SAC#1 - 组合数
SAC#1 - 组合数
题意简化 \(:\)
对杨辉三角的某一行的偶数位置求和.
我们知道,杨辉三角的某一行和是 \(2^n\).
那么答案是否就是 \(2^{n-1}\) 呢?是的.
因为杨辉三角是对称的.
#include <algorithm>
#include <iostream>
#include <cstdlib>
#include <cstring>
#include <cstdio>
#include <string>
#include <vector>
#include <queue>
#include <cmath>
#include <ctime>
#include <map>
#include <set>
#define MEM(x,y) memset ( x , y , sizeof ( x ) )
#define rep(i,a,b) for (int i = (a) ; i <= (b) ; ++ i)

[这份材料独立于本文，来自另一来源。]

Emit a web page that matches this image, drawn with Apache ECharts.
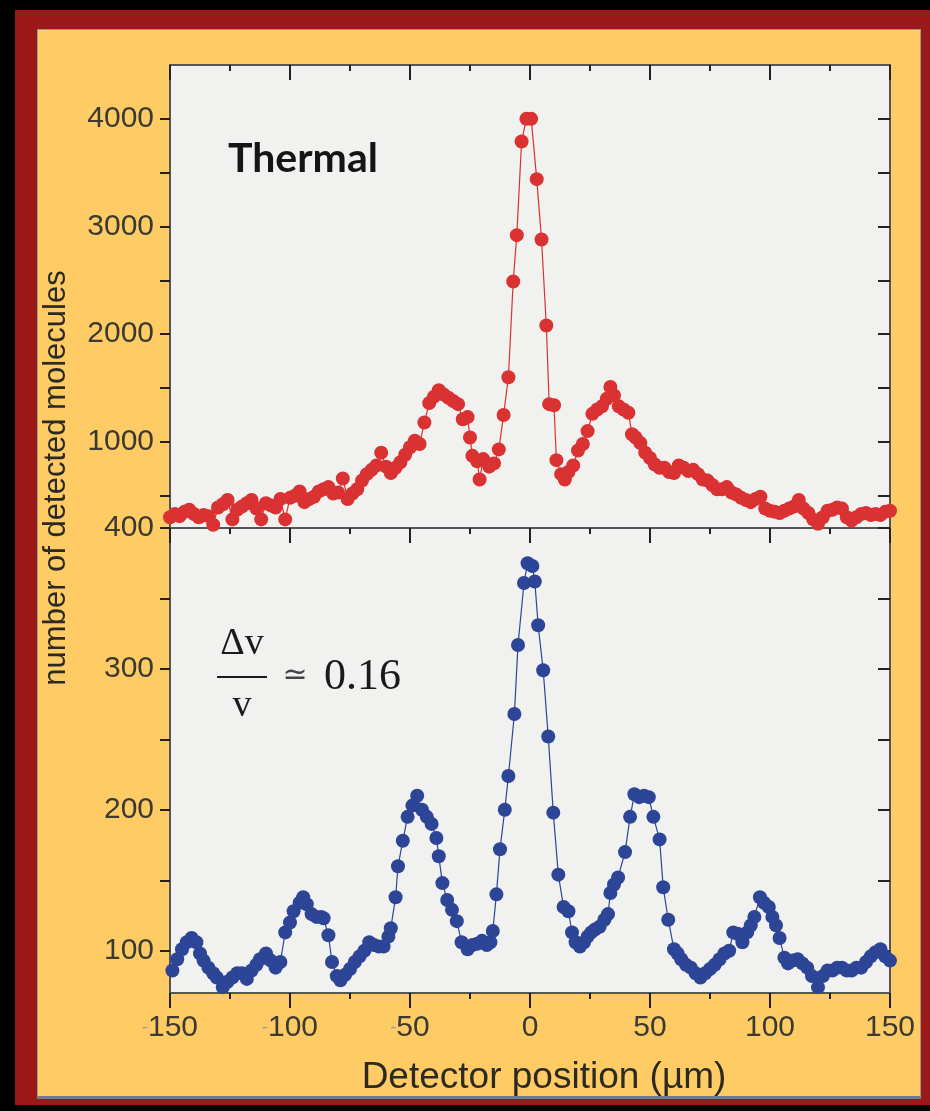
<!DOCTYPE html>
<html>
<head>
<meta charset="utf-8">
<script src="https://cdn.jsdelivr.net/npm/echarts@6/dist/echarts.min.js"></script>
<style>
  html, body { margin: 0; padding: 0; background: #000; }
  #frame { position: absolute; left: 15px; top: 10px; width: 915px; height: 1095px; background: #9b1919; }
  #panel { position: absolute; left: 37px; top: 29px; width: 882px; height: 1066px; background: #ffcb64;
           border: 1px solid #9a9a8a; border-bottom: 3px solid #6b7b96; }
  #plotbg { position: absolute; left: 170px; top: 65px; width: 720px; height: 928px; background: #f1f1ef; }
  #main { position: absolute; left: 0; top: 0; width: 930px; height: 1111px; }
</style>
</head>
<body>
<div id="frame"></div>
<div id="panel"></div>
<div id="plotbg"></div>
<div id="main"></div>
<script>
  // thermal beam, [position µm, counts]
  const thermal = [
    [-150, 300], [-148, 330], [-146, 310], [-144, 350], [-142, 370], [-140, 330], [-138, 300], [-136, 320],
    [-134, 310], [-132, 230], [-130, 390], [-128, 420], [-126, 460], [-124, 280], [-122, 370], [-120, 400],
    [-118, 430], [-116, 460], [-114, 380], [-112, 280], [-110, 430], [-108, 410], [-106, 390], [-104, 470],
    [-102, 280], [-100, 480], [-98, 500], [-96, 540], [-94, 440], [-92, 470], [-90, 490], [-88, 540],
    [-86, 560], [-84, 580], [-82, 520], [-80, 530], [-78, 660], [-76, 470], [-74, 520], [-72, 560],
    [-70, 640], [-68, 700], [-66, 740], [-64, 780], [-62, 900], [-60, 770], [-58, 710], [-56, 760],
    [-54, 810], [-52, 880], [-50, 950], [-48, 1010], [-46, 980], [-44, 1180], [-42, 1360], [-40, 1420],
    [-38, 1480], [-36, 1440], [-34, 1410], [-32, 1380], [-30, 1350], [-28, 1210], [-26, 1230], [-25, 1040],
    [-24, 870], [-22, 820], [-21, 650], [-19.5, 840], [-17, 770], [-15, 800], [-13, 930], [-11, 1250],
    [-9, 1600], [-7, 2490], [-5.5, 2920], [-3.5, 3790], [-1.5, 4000], [0.5, 4000], [2.8, 3440], [4.8, 2880],
    [6.8, 2080], [8, 1350], [10, 1340], [11, 830], [13, 700], [14.5, 650], [16, 720], [18, 780],
    [20, 920], [22, 980], [24, 1100], [26, 1260], [28, 1300], [30, 1330], [32, 1400], [33.5, 1510],
    [35, 1430], [37, 1330], [39, 1300], [41, 1270], [42.5, 1070], [44, 1040], [46, 990], [48, 900],
    [50, 850], [52, 790], [54, 760], [56, 760], [58, 720], [60, 710], [62, 780], [64, 760],
    [66, 730], [68, 740], [70, 700], [72, 650], [74, 640], [76, 600], [78, 560], [80, 560],
    [82, 580], [84, 530], [86, 510], [88, 480], [90, 460], [92, 440], [94, 470], [96, 490],
    [98, 380], [100, 360], [102, 350], [104, 340], [106, 360], [108, 380], [110, 400], [112, 460],
    [114, 380], [116, 340], [118, 280], [120, 240], [122, 300], [124, 360], [126, 370], [128, 390],
    [130, 380], [132, 300], [134, 270], [136, 300], [138, 330], [140, 340], [142, 320], [144, 330],
    [146, 320], [148, 350], [150, 360]
  ]

  // velocity selected beam, dv/v ~ 0.16
  const selected = [
    [-149, 86], [-147, 94], [-145, 101], [-143, 106], [-141, 109], [-139, 106], [-137.5, 98], [-136, 93],
    [-134, 88], [-132, 84], [-130.5, 81], [-128, 74], [-126, 78], [-124, 81], [-122, 84], [-120, 84],
    [-118, 80], [-116, 86], [-114, 90], [-112.5, 94], [-110, 98], [-108, 93], [-106, 88], [-104, 92],
    [-102, 113], [-100, 120], [-98.5, 128], [-96, 134], [-94.5, 138], [-93, 133], [-91, 126], [-89, 124],
    [-87, 124], [-86, 123], [-84, 111], [-82.5, 92], [-80.5, 82], [-79, 79], [-77, 83], [-75, 87],
    [-73, 92], [-71, 96], [-69, 100], [-67, 106], [-65, 104], [-63, 103], [-61, 103], [-59, 110],
    [-58, 116], [-56, 138], [-55, 160], [-53, 178], [-51, 195], [-49, 203], [-47, 210], [-45, 200],
    [-43, 195], [-41, 190], [-39, 180], [-38, 167], [-36.5, 148], [-34.5, 136], [-32.5, 129], [-30.5, 121],
    [-28.5, 106], [-26, 101], [-24, 104], [-22, 105], [-20, 107], [-18, 104], [-16.5, 106], [-15.5, 114],
    [-14, 140], [-12.5, 172], [-10.5, 200], [-9, 224], [-6.5, 268], [-5, 317], [-2.5, 361], [-1, 375],
    [1, 373], [2, 362], [3.4, 331], [5.5, 299], [7.6, 252], [9.7, 198], [11.8, 154], [14, 131],
    [16, 128], [17.5, 113], [19, 106], [20.8, 103], [22.5, 106], [24, 110], [25.5, 113], [27, 115],
    [29, 117], [31, 122], [32.5, 126], [33.5, 141], [35, 147], [36.7, 152], [39.6, 170], [41.7, 195],
    [43.5, 211], [45.5, 209], [47.5, 210], [49.5, 209], [51.4, 195], [54, 179], [55.5, 145], [57.6, 122],
    [60, 101], [61.5, 98], [63, 94], [65, 90], [67, 88], [69, 84], [71, 81], [73, 84],
    [75, 87], [77, 90], [79, 94], [81, 98], [83, 100], [84.7, 113], [86.5, 112], [88.5, 106],
    [90.5, 113], [92, 118], [93.5, 124], [95.8, 138], [97.5, 134], [99.5, 131], [101, 124], [102.5, 118],
    [104, 109], [106, 95], [107.5, 91], [109.5, 93], [111.5, 94], [113.5, 91], [115.5, 88], [117.5, 82],
    [120, 74], [122, 82], [124, 86], [126, 86], [128, 88], [130, 88], [132, 86], [134, 86],
    [136, 88], [138, 88], [140, 92], [142, 96], [144, 99], [146, 101], [148, 96], [150, 93]
  ]

  const xTicks = [-150, -100, -50, 0, 50, 100, 150]
  const xMinorTicks = [-125, -75, -25, 25, 75, 125]
  const topTicks = [200, 500, 1000, 1500, 2000, 2500, 3000, 3500, 4000]
  const topLabels = [200, 1000, 2000, 3000, 4000]
  const bottomTicks = [100, 150, 200, 250, 300, 350]
  const bottomLabels = [100, 200, 300]

  const TOP_MAX = 4500
  const BOTTOM_MAX = 400

  const RED = '#da3232'
  const BLUE = '#2c4596'
  const AXIS = '#555'
  const FONT = '"Liberation Sans", Arial, sans-serif'
  const labelStyle = { fontFamily: FONT, fontSize: 30, color: '#3a3a30' }

  const chart = echarts.init(document.getElementById('main'), null, { renderer: 'canvas' })

  function xAxisDef(gridIndex, labels) {
    return {
      type: 'value', gridIndex, position: 'bottom',
      min: xTicks[0], max: xTicks[xTicks.length - 1], interval: 50,
      axisLine: { show: true, onZero: false, lineStyle: { color: AXIS, width: 2 } },
      axisTick: { show: labels, length: 15, lineStyle: { color: '#222', width: 2 } },
      minorTick: { show: labels, splitNumber: 2, length: 6, lineStyle: { color: '#222', width: 2 } },
      axisLabel: {
        show: labels, margin: 20, ...labelStyle,
        formatter: v => v < 0 ? '{m|-}' + Math.abs(v) : String(v),
        rich: { m: { fontSize: 18, color: '#999', fontFamily: FONT } }
      },
      splitLine: { show: false }
    }
  }

  function yAxisDef(gridIndex, position, min, max, ticks, labels, fmt) {
    const left = position === 'left'
    return {
      type: 'value', gridIndex, position, min, max,
      axisLine: { show: true, onZero: false, lineStyle: { color: AXIS, width: 2 } },
      axisTick: {
        show: true, inside: !left, length: left ? 10 : 12, customValues: ticks,
        lineStyle: { color: '#222', width: 2 }
      },
      axisLabel: {
        show: left, margin: 16, customValues: labels, ...labelStyle, formatter: fmt
      },
      splitLine: { show: false }
    }
  }

  // ticks hanging down from the top edge of a panel: [x, top of axis, tick length]
  function edgeTicks(yMax) {
    return xTicks.map(x => [x, yMax, 15]).concat(xMinorTicks.map(x => [x, yMax, 6]))
  }

  function tickSeries(xAxisIndex, yAxisIndex, yMax) {
    return {
      type: 'custom', xAxisIndex, yAxisIndex, clip: false, silent: true, z: 4,
      data: edgeTicks(yMax),
      renderItem: (params, api) => {
        const p = api.coord([api.value(0), api.value(1)])
        return {
          type: 'line',
          shape: { x1: p[0], y1: p[1], x2: p[0], y2: p[1] + api.value(2) },
          style: { stroke: '#222', lineWidth: 2 }
        }
      }
    }
  }

  chart.setOption({
    animation: false,
    backgroundColor: 'transparent',
    grid: [
      { left: 170, top: 65, width: 720, height: 463, show: false },
      { left: 170, top: 528, width: 720, height: 465, show: false },
      { left: 170, top: 25, width: 720, height: 40, show: false }
    ],
    xAxis: [
      xAxisDef(0, false),
      xAxisDef(1, true),
      xAxisDef(2, false)
    ],
    yAxis: [
      yAxisDef(0, 'left', 200, TOP_MAX, topTicks, topLabels, v => v === 200 ? '400' : String(v)),
      yAxisDef(0, 'right', 200, TOP_MAX, topTicks, topLabels),
      yAxisDef(1, 'left', 70, BOTTOM_MAX, bottomTicks, bottomLabels, v => String(v)),
      yAxisDef(1, 'right', 70, BOTTOM_MAX, bottomTicks, bottomLabels),
      { type: 'value', gridIndex: 2, min: 0, max: 1, show: false }
    ],
    series: [
      {
        name: 'Thermal', type: 'line', xAxisIndex: 0, yAxisIndex: 0, data: thermal,
        symbol: 'circle', symbolSize: 14, showAllSymbol: true, clip: false, z: 3,
        itemStyle: { color: RED }, lineStyle: { color: RED, width: 1.2 }
      },
      {
        name: 'Selected', type: 'line', xAxisIndex: 1, yAxisIndex: 2, data: selected,
        symbol: 'circle', symbolSize: 14, showAllSymbol: true, clip: false, z: 3,
        itemStyle: { color: BLUE }, lineStyle: { color: BLUE, width: 1.2 }
      },
      tickSeries(0, 0, TOP_MAX),
      tickSeries(1, 2, BOTTOM_MAX)
    ],
    graphic: [
      {
        type: 'text', left: 228, top: 138,
        style: { text: 'Thermal', font: 'bold 41px Lato, "Open Sans", sans-serif', fill: '#151515' }
      },
      {
        type: 'text', x: 242, y: 644,
        style: { text: 'Δv', font: '38px "Liberation Serif", "DejaVu Serif", serif', fill: '#1a1a1a',
                 textAlign: 'center', textVerticalAlign: 'middle' }
      },
      {
        type: 'line', shape: { x1: 217, y1: 677, x2: 267, y2: 677 },
        style: { stroke: '#1a1a1a', lineWidth: 2 }
      },
      {
        type: 'text', x: 242, y: 706,
        style: { text: 'v', font: '38px "Liberation Serif", "DejaVu Serif", serif', fill: '#1a1a1a',
                 textAlign: 'center', textVerticalAlign: 'middle' }
      },
      {
        type: 'text', x: 295, y: 676,
        style: { text: '≃', font: '30px "DejaVu Serif", serif', fill: '#444',
                 textAlign: 'center', textVerticalAlign: 'middle' }
      },
      {
        type: 'text', x: 324, y: 677,
        style: { text: '0.16', font: '44px "Liberation Serif", "DejaVu Serif", serif', fill: '#1a1a1a',
                 textAlign: 'left', textVerticalAlign: 'middle' }
      },
      {
        type: 'text', x: 56, y: 478, rotation: Math.PI / 2,
        style: { text: 'number of detected molecules', font: '31px ' + FONT, fill: '#2a2a22',
                 textAlign: 'center', textVerticalAlign: 'middle' }
      },
      {
        type: 'text', x: 544, y: 1078,
        style: { text: 'Detector position (µm)', font: '37px ' + FONT, fill: '#2a2a22',
                 textAlign: 'center', textVerticalAlign: 'middle' }
      }
    ]
  })
</script>
</body>
</html>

#define per(i,a,b) for (int i = (a) ; i >= (b) ; -- i)
#define pii pair < int , int >
#define one first
#define two second
#define rint read<int>
#define int long long
#define pb push_back
#define db double
#define ull unsigned long long
#define lowbit(x) ( x & ( - x ) )
using std::queue ;
using std::set ;
using std::pair ;
using std::max ;
using std::min ;
using std::priority_queue ;
using std::vector ;
using std::swap ;
using std::sort ;
using std::unique ;
using std::greater ;
template < class T >
inline T read () {
T x = 0 , f = 1 ; char ch = getchar () ;
while ( ch < '0' || ch > '9' ) {
if ( ch == '-' ) f = - 1 ;
ch = getchar () ;
}
while ( ch >= '0' && ch <= '9' ) {
x = ( x << 3 ) + ( x << 1 ) + ( ch - 48 ) ;
ch = getchar () ;
}
return f * x ;
}
int n ;
const int mod = 6662333 ;
inline int quick (int a , int p) {
int res = 1 ;
while ( p ) {
if ( p & 1 ) res = ( res * a ) % mod ;
a = ( a * a ) % mod ; p >>= 1 ;
}
return res ;
}
signed main (int argc , char * argv[]) {
n = rint () ;
printf ("%lld\n" , quick ( 2ll , n - 1 ) ) ;
system ("pause") ; return 0 ;
}
May you return with a young heart after years of fighting.